Même au royaume du high-tech, des dirigeants d’entreprise ne misent pas uniquement sur le « tout profit » et engagent des actions de mécénat que les revers de l’économie Internet n’entament pas.

Au cœur de la Silicon Valley s’est développé depuis quelques années un mouvement qui a l’ambition de réformer la philanthropie américaine traditionnelle. Dirigeants de grosses firmes comme Microsoft, Intel ou Cisco, patrons audacieux de start-up, ces hommes privilégient des formes d’organisation qui exaltent l’innovation et la prise de risque. On pourrait s’étonner que, dans un pareil environnement, la notion même de philanthropie ait encore un sens, quand toute action est orientée vers un objectif de rendement et de profit.
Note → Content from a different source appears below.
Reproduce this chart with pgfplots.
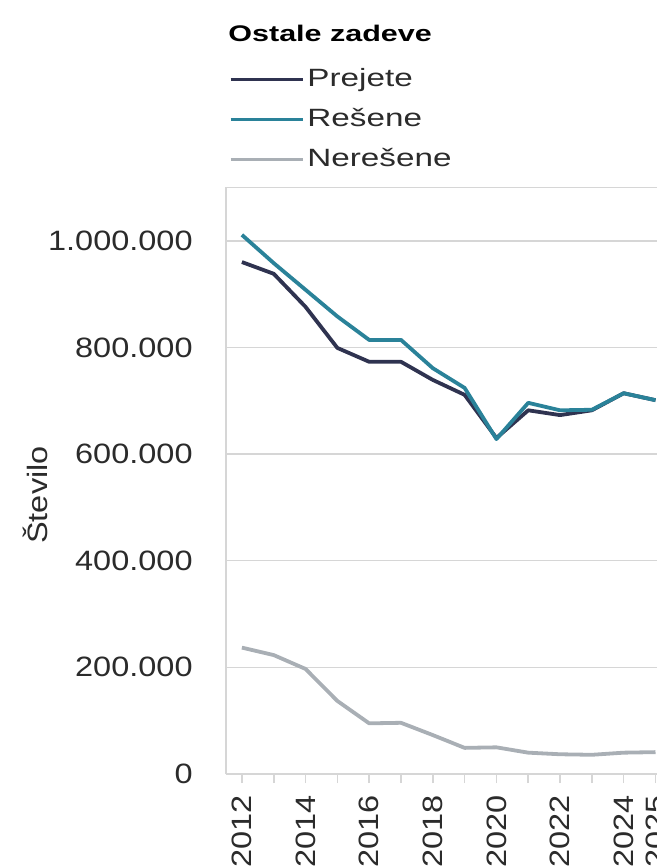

Et cependant, on a vu se mettre en place des fondations qui se réclament de la nouvelle philanthropie et ont pour mot d’ordre l’engagement et l’efficacité. L’objectif de ces fondations est de surmonter le fossé qui s’est creusé entre les nantis et les déshérités : développer l’éducation et l’accès à l’informatique, lutter contre l’exclusion, telles sont les préoccupations essentielles de ceux qui se désignent eux-mêmes comme les « nouveaux philanthropes ».

Nouvelles fondations californiennes

A l’opposé des formes d’organisation trop routinières, selon eux, des grandes fondations traditionnelles (Ford, Rockefeller, par exemple), les nouvelles fondations californiennes (Entrepreneurs’s Foundation, Social, Venture Partners, entre autres) entendent mettre en œuvre des procédures plus dynamiques. Il y a une volonté de travailler en rapport direct avec le milieu associatif, de repérer les initiatives, de participer à la sélection des projets destinés à être subventionnés. La philanthropie doit être l’apanage d’entrepreneurs qui n’hésitent pas à importer des pratiques ayant fait leurs preuves dans l’univers des entreprises. Ce n’est d’ailleurs pas un hasard si la notion d’entrepreneur revient sans cesse dans le discours de nos interlocuteurs. Comme l’indique l’un des théoriciens de la nouvelle philanthropie, Greg Dees, il faut mettre en œuvre le même type de dynamique dans ce domaine que dans l’univers du marché : avoir la volonté d’innover, mais se donner les moyens de mesurer les effets des actions.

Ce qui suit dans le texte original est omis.